#### GOAL:
Find the lines in these entries that include the word "this" and state how many there are, with no other words.

- - -

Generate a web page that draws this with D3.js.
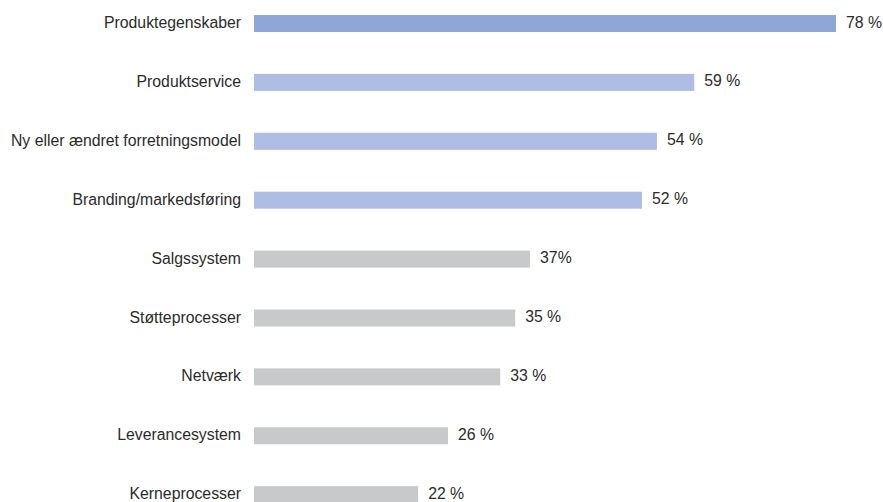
<!DOCTYPE html>
<html>
<head>
<meta charset="utf-8">
<script src="https://cdn.jsdelivr.net/npm/d3@7"></script>
<style>
  html, body { margin: 0; padding: 0; background: #fff; }
  svg { display: block; }
  text { font-family: "Liberation Sans", Arial, sans-serif; font-size: 15.8px; fill: #2b2b2b; }
</style>
</head>
<body>
<svg id="chart" width="883" height="502"></svg>
<script>
const categories = [
  "Produktegenskaber",
  "Produktservice",
  "Ny eller ændret forretningsmodel",
  "Branding/markedsføring",
  "Salgssystem",
  "Støtteprocesser",
  "Netværk",
  "Leverancesystem",
  "Kerneprocesser"
];
const values = [78, 59, 54, 52, 37, 35, 33, 26, 22];
const valueLabels = ["78 %", "59 %", "54 %", "52 %", "37%", "35 %", "33 %", "26 %", "22 %"];
const groups = ["top", "high", "high", "high", "low", "low", "low", "low", "low"];

const colour = d3.scaleOrdinal()
  .domain(["top", "high", "low"])
  .range(["#8fa7d7", "#aebde3", "#c8c9cb"]);

const svg = d3.select("#chart");
const left = 254;
const x = d3.scaleLinear().domain([0, 78]).range([left, 836]);
const y = d3.scaleBand()
  .domain(categories)
  .range([15, 503.2])
  .paddingInner(0.711)
  .paddingOuter(0);

const rows = svg.selectAll("g.row")
  .data(categories.map((c, i) => ({ c, v: values[i], label: valueLabels[i], g: groups[i] })))
  .join("g")
  .attr("class", "row");

rows.append("rect")
  .attr("x", x(0))
  .attr("y", d => y(d.c))
  .attr("width", d => x(d.v) - x(0))
  .attr("height", y.bandwidth())
  .attr("fill", d => colour(d.g));

rows.append("text")
  .attr("x", x(0) - 13)
  .attr("y", d => y(d.c) + y.bandwidth() / 2 - 1)
  .attr("dy", "0.35em")
  .attr("text-anchor", "end")
  .text(d => d.c);

rows.append("text")
  .attr("x", d => x(d.v) + 10)
  .attr("y", d => y(d.c) + y.bandwidth() / 2 - 1.5)
  .attr("dy", "0.35em")
  .text(d => d.label);
</script>
</body>
</html>
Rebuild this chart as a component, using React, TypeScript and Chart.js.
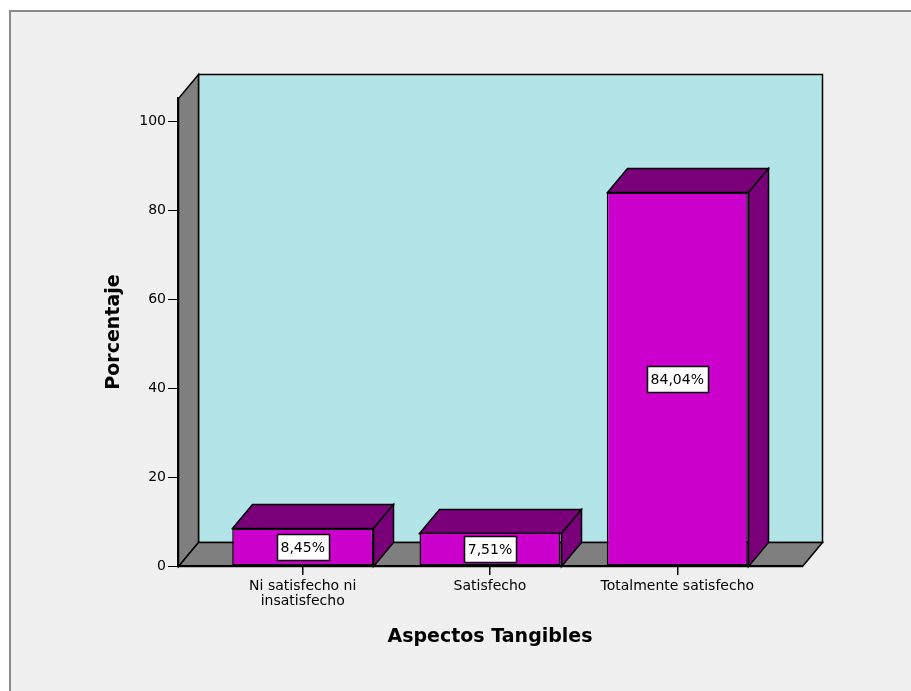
import React, { useEffect, useRef } from 'react';
import { Chart, registerables } from 'chart.js';

Chart.register(...registerables);

// ---- data ----
const categories: string[][] = [
  ['Ni satisfecho ni', 'insatisfecho'],
  ['Satisfecho'],
  ['Totalmente satisfecho'],
];
const percentages: number[] = [8.45, 7.51, 84.04];
const valueLabels: string[] = ['8,45%', '7,51%', '84,04%'];
const yTicks: number[] = [0, 20, 40, 60, 80, 100];
const xTitle = 'Aspectos Tangibles';
const yTitle = 'Porcentaje';

// ---- style ----
const W = 911;
const H = 691;
const DX = 20;
const DY = 24;
const FONT = 'DejaVu Sans';
const WALL_GRAY = '#7f7f7f';
const BACK_WALL = '#b3e5e8';
const BAR_FRONT = '#cc00cc';
const BAR_DARK = '#7a007a';

const poly = (ctx: CanvasRenderingContext2D, pts: number[][], fill: string, lw = 1.5) => {
  ctx.beginPath();
  ctx.moveTo(pts[0][0], pts[0][1]);
  for (let i = 1; i < pts.length; i++) ctx.lineTo(pts[i][0], pts[i][1]);
  ctx.closePath();
  ctx.fillStyle = fill;
  ctx.fill();
  ctx.lineWidth = lw;
  ctx.strokeStyle = '#000';
  ctx.lineJoin = 'miter';
  ctx.stroke();
};

const threeDPlugin = {
  id: 'threeD',
  beforeDraw(chart: any) {
    const { ctx, chartArea: a } = chart;
    ctx.save();
    ctx.fillStyle = '#ffffff';
    ctx.fillRect(0, 0, W, H);
    ctx.fillStyle = '#f0f0f0';
    ctx.fillRect(10, 11, W, H);
    ctx.strokeStyle = '#8a8a8a';
    ctx.lineWidth = 2;
    ctx.beginPath();
    ctx.moveTo(10, H);
    ctx.lineTo(10, 11);
    ctx.lineTo(W, 11);
    ctx.stroke();

    const L = Math.round(a.left) + 0.5;
    const R = Math.round(a.right) + 0.5;
    const T = Math.round(a.top) + 0.5;
    const B = Math.round(a.bottom) + 0.5;
    // back wall
    poly(ctx, [[L + DX, T - DY], [R + DX, T - DY], [R + DX, B - DY], [L + DX, B - DY]], BACK_WALL);
    // left wall
    poly(ctx, [[L, T], [L + DX, T - DY], [L + DX, B - DY], [L, B]], WALL_GRAY);
    // floor
    poly(ctx, [[L, B], [L + DX, B - DY], [R + DX, B - DY], [R, B]], WALL_GRAY);
    ctx.restore();
  },
  beforeDatasetsDraw(chart: any) {
    const { ctx } = chart;
    const meta = chart.getDatasetMeta(0);
    ctx.save();
    meta.data.forEach((bar: any) => {
      const p = bar.getProps(['x', 'y', 'base', 'width'], true);
      const x0 = Math.round(p.x - p.width / 2) + 0.5;
      const x1 = Math.round(p.x + p.width / 2) + 0.5;
      const top = Math.round(p.y) + 0.5;
      const base = Math.round(p.base) + 0.5;
      poly(ctx, [[x0, top], [x0 + DX, top - DY], [x1 + DX, top - DY], [x1, top]], BAR_DARK);
      poly(ctx, [[x1, top], [x1 + DX, top - DY], [x1 + DX, base - DY], [x1, base]], BAR_DARK);
    });
    ctx.restore();
  },
  afterDatasetsDraw(chart: any) {
    const { ctx } = chart;
    const meta = chart.getDatasetMeta(0);
    ctx.save();
    ctx.font = `14px "${FONT}"`;
    ctx.textAlign = 'center';
    ctx.textBaseline = 'middle';
    meta.data.forEach((bar: any, i: number) => {
      const p = bar.getProps(['x', 'y', 'base'], true);
      const txt = valueLabels[i];
      const tw = ctx.measureText(txt).width;
      const bw = Math.round(tw + 8);
      const bh = 26;
      const cx = p.x;
      const cy = (p.y + p.base) / 2;
      const bx = Math.round(cx - bw / 2) + 0.5;
      const by = Math.round(cy - bh / 2) + 0.5;
      ctx.fillStyle = '#ffffff';
      ctx.fillRect(bx, by, bw, bh);
      ctx.strokeStyle = '#000';
      ctx.lineWidth = 1.5;
      ctx.strokeRect(bx, by, bw, bh);
      ctx.fillStyle = '#000';
      ctx.fillText(txt, cx, cy + 1);
    });
    ctx.restore();
  },
};

export default function App() {
  const ref = useRef<HTMLCanvasElement | null>(null);

  useEffect(() => {
    const canvas = ref.current;
    if (!canvas) return;
    const chart = new Chart(canvas, {
      type: 'bar',
      data: {
        datasets: [
          {
            data: percentages.map((v, i) => ({ x: i, y: v })),
            backgroundColor: BAR_FRONT,
            borderColor: '#000',
            borderWidth: 1.5,
            borderSkipped: false,
            barPercentage: 0.753,
            categoryPercentage: 1,
          } as any,
        ],
      },
      options: {
        responsive: false,
        maintainAspectRatio: false,
        animation: false,
        devicePixelRatio: 1,
        layout: { padding: { left: 0, top: 98, right: 109, bottom: 0 } },
        plugins: {
          legend: { display: false },
          tooltip: { enabled: false },
        },
        scales: {
          x: {
            type: 'linear',
            min: -0.666,
            max: 2.666,
            offset: false,
            afterFit: (s: any) => {
              s.height = 125;
            },
            afterBuildTicks: (s: any) => {
              s.ticks = categories.map((_, i) => ({ value: i }));
            },
            ticks: {
              autoSkip: false,
              maxRotation: 0,
              minRotation: 0,
              padding: 4,
              color: '#000',
              font: { family: FONT, size: 14, lineHeight: '15px' },
              callback: (v: any) => categories[Number(v)] ?? '',
            },
            grid: { drawOnChartArea: false, drawTicks: true, tickLength: 9, color: '#000', offset: false, lineWidth: 1.5 },
            border: { display: true, color: '#000', width: 1.5 },
            title: {
              display: true,
              text: xTitle,
              color: '#000',
              font: { family: FONT, size: 19, weight: 'bold' },
              padding: { top: 0, bottom: 43 },
            },
          } as any,
          y: {
            type: 'linear',
            min: 0,
            max: 105.3,
            afterFit: (s: any) => {
              s.width = 178;
            },
            afterBuildTicks: (s: any) => {
              s.ticks = yTicks.map((v) => ({ value: v }));
            },
            ticks: {
              padding: 2,
              color: '#000',
              font: { family: FONT, size: 14 },
              callback: (v: any) => String(v),
            },
            grid: { drawOnChartArea: false, drawTicks: true, tickLength: 10, color: '#000', lineWidth: 1 },
            border: { display: true, color: '#000', width: 1.5 },
            title: {
              display: true,
              text: yTitle,
              color: '#000',
              font: { family: FONT, size: 19, weight: 'bold' },
              padding: { top: 103, bottom: 0 },
            },
          } as any,
        },
      },
      plugins: [threeDPlugin],
    });
    return () => chart.destroy();
  }, []);

  return (
    <div style={{ position: 'fixed', left: 0, top: 0, width: W, height: H }}>
      <canvas ref={ref} width={W} height={H} style={{ display: 'block', width: W, height: H }} />
    </div>
  );
}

- - -

#### REPLY TO THE EXERCISE:
2